▸ **Goal of the exercise**:
Every line with the word "this" in it should be extracted from the data that follows.

▸ **Dataset**:
···
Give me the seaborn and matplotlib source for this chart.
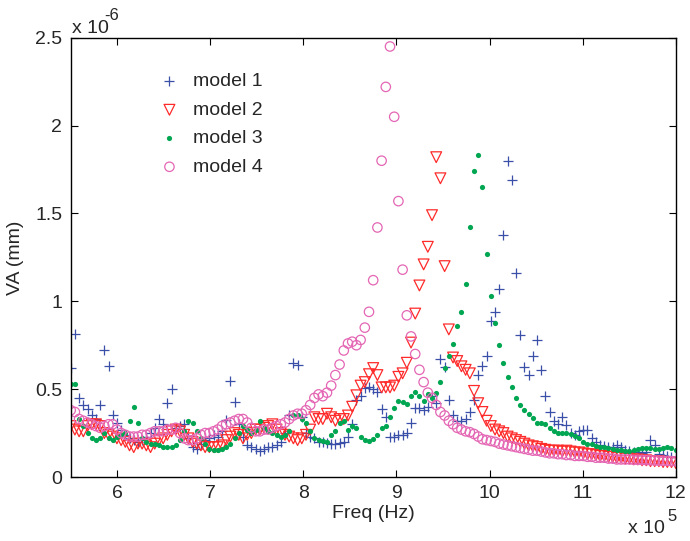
···
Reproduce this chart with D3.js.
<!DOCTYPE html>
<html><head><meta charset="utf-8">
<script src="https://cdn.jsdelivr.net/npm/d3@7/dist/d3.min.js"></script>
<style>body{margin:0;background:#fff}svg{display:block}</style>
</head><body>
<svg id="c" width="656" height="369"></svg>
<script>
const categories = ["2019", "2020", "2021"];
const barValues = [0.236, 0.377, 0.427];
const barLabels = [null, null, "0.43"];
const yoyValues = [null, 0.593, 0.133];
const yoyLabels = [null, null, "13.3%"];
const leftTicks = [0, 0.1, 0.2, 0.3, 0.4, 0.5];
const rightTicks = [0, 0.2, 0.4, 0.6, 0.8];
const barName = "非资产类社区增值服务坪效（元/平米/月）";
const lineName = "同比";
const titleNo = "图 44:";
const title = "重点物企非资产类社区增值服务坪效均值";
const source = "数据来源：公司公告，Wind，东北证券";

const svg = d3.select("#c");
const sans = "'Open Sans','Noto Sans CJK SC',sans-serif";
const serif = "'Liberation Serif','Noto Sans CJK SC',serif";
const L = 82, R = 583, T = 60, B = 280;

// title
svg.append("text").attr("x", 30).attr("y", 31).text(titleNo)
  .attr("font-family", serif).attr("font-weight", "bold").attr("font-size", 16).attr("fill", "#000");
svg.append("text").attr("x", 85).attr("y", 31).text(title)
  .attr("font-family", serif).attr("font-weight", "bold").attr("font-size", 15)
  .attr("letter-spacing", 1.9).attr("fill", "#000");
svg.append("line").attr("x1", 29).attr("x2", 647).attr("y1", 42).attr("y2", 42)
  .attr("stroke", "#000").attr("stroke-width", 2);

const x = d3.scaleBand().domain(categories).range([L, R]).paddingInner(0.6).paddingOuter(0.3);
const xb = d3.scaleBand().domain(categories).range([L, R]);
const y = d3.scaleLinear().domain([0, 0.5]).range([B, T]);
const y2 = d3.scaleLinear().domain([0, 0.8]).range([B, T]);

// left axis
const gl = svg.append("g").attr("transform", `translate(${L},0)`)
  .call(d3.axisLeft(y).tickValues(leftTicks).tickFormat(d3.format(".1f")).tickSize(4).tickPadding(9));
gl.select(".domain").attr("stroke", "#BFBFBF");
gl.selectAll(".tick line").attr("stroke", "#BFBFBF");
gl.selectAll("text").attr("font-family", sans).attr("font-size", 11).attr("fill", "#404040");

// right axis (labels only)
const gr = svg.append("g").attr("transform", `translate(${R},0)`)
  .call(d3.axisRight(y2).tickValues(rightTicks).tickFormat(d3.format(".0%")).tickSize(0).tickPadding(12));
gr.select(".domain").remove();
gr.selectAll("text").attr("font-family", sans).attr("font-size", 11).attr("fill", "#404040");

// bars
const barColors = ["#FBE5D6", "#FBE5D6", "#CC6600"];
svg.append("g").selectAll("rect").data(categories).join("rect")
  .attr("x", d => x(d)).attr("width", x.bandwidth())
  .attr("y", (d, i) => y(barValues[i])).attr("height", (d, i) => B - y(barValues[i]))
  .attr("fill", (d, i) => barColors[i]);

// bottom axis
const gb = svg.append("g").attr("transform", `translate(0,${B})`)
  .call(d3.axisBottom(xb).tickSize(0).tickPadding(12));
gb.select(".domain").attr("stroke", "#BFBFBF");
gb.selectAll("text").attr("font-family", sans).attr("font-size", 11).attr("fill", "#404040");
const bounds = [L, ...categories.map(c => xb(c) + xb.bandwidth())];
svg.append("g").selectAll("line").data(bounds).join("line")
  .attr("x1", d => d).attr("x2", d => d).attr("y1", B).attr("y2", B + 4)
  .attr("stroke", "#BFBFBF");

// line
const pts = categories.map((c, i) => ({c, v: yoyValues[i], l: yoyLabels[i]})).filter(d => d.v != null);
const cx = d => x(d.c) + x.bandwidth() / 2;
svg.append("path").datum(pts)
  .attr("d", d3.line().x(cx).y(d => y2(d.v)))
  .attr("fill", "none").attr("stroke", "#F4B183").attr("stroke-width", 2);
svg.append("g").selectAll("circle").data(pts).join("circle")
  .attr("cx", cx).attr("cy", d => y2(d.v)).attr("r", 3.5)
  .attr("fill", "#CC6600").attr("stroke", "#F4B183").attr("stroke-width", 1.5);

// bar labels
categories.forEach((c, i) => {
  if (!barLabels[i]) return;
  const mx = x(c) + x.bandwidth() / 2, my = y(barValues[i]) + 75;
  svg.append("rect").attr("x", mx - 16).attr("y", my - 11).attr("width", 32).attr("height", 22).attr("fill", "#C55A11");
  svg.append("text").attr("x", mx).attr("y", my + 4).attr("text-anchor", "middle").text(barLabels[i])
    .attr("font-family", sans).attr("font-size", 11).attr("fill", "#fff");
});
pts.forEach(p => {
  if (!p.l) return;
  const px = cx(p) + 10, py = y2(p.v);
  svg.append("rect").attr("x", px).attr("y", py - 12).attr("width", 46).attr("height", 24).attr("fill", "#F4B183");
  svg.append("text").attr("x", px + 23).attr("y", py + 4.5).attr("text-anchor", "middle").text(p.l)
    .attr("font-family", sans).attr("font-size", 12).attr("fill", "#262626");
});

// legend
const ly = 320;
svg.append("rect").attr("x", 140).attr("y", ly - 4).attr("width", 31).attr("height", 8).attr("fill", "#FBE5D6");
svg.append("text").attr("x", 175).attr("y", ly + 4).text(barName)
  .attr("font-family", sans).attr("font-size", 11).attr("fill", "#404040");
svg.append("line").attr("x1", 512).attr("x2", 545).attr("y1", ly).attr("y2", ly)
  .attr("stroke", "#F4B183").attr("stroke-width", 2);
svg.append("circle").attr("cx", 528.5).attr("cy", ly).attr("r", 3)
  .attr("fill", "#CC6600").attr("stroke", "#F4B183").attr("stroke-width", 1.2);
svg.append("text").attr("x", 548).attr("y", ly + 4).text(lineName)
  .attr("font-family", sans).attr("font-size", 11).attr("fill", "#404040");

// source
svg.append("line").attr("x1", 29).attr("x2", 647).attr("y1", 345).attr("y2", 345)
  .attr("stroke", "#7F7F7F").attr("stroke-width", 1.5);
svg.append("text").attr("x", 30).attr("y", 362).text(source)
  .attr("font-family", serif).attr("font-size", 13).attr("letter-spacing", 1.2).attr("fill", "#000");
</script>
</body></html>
···
▸ **Finished answer**:
Give me the seaborn and matplotlib source for this chart.
Reproduce this chart with D3.js.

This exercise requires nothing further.